The exhibition will be on view from 15 December 2022 through 18 February 2023 with monthly receptions coinciding with the Arts District of New Orleans’ (ADNO) First Saturday Gallery Openings from 6-9 PM – with an opening reception on 7 January and a closing reception on 4 February. 

In 2000 and 2001, Jonathan Ferrara began his work in Cuba, traveling to Havana to conduct dozens of studio visits across the city. The two resulting exhibitions held at the gallery in New Orleans, Made in Cuba (2001) and Havana Inside Out (2003), were received with critical and commercial success and began a relationship between the gallery and the artists of Cuba.

Ferrara established deep connections to the art scene there, bringing several artists to the United States for the first time and creating two important exhibitions of contemporary Cuban art. These exhibitions featured artists such as Rene Francisco Rodriguez, Eduardo Ponjuan, Ezekial Suarez, Ernesto Leal, Angel Delgado, and Ferrara’s Cuban collaborator, artist Damian Aquiles. 

In The Words of Jonathan Ferrara

“Twenty years later, a similar climate exists in contemporary Cuba, although some reforms have taken place with regard to private enterprise. The creative community of artists living there continues to thrive and make conceptually challenging works of art in spite of the nation’s struggles. My return to Cuba was as inspirational as my first visit. The artists whom I previously worked with have continued to ascend in their careers and I discovered a new generation of artists whose youthful perspectives contribute to the potency of the creative community. Cuban artists hold a special place in my curatorial history for their resilience in the face of political and economic adversity, as well as their ingenious ability to communicate utilizing unconventional materials. 

Traveling to this isolated island nation with a rich history of contemporary art-making was inspirational for many reasons. Cuban artists are amazing in their ability to create something from nothing. With a lack of access to standard art-making materials available abroad, they have the unique ability to communicate their creative visions effectively and clearly using very basic, raw materials such as sandpaper, toothpaste tubes, iron oxidation, tin foil, soap, and a  multitude of found materials.” 

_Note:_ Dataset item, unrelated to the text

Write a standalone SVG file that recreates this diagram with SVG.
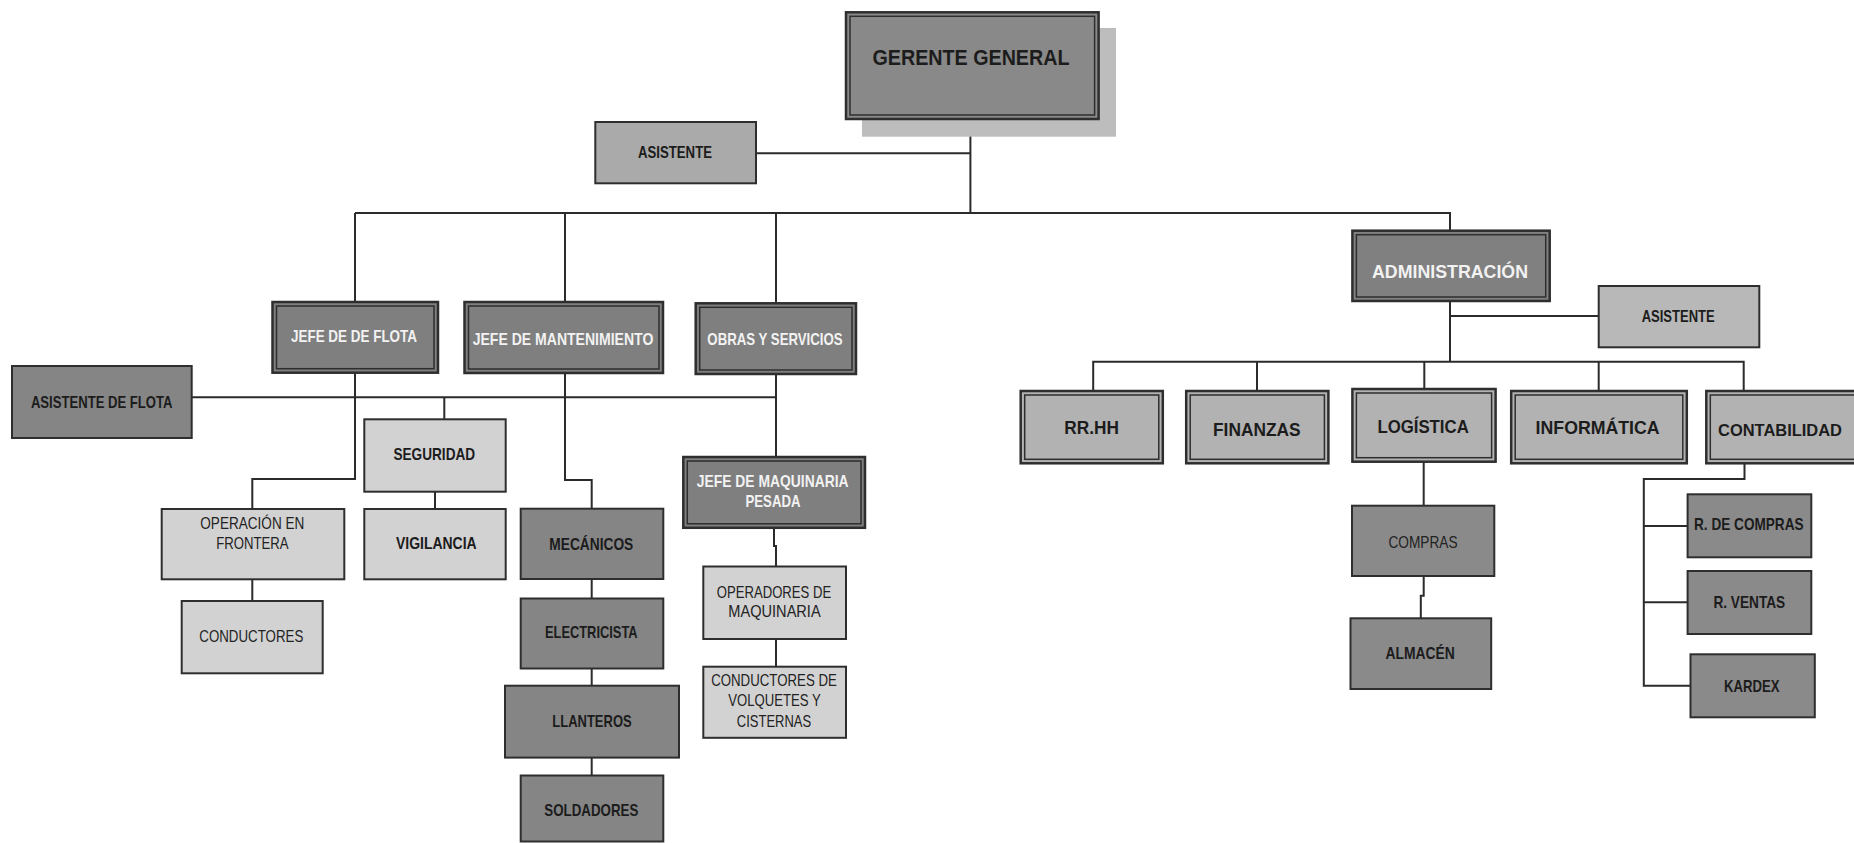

Most of these artists formally trained at the three major art schools in Cuba, Instituto Superior de Arte (ISA), Academia  Nacional de Bellas Artes San Alejandro, and the National School of Art School (ENA); while one is self-taught. These artists’ careers are each marked by their unique and individual abilities to push the creative envelope in addressing the issues facing their existence in Cuba.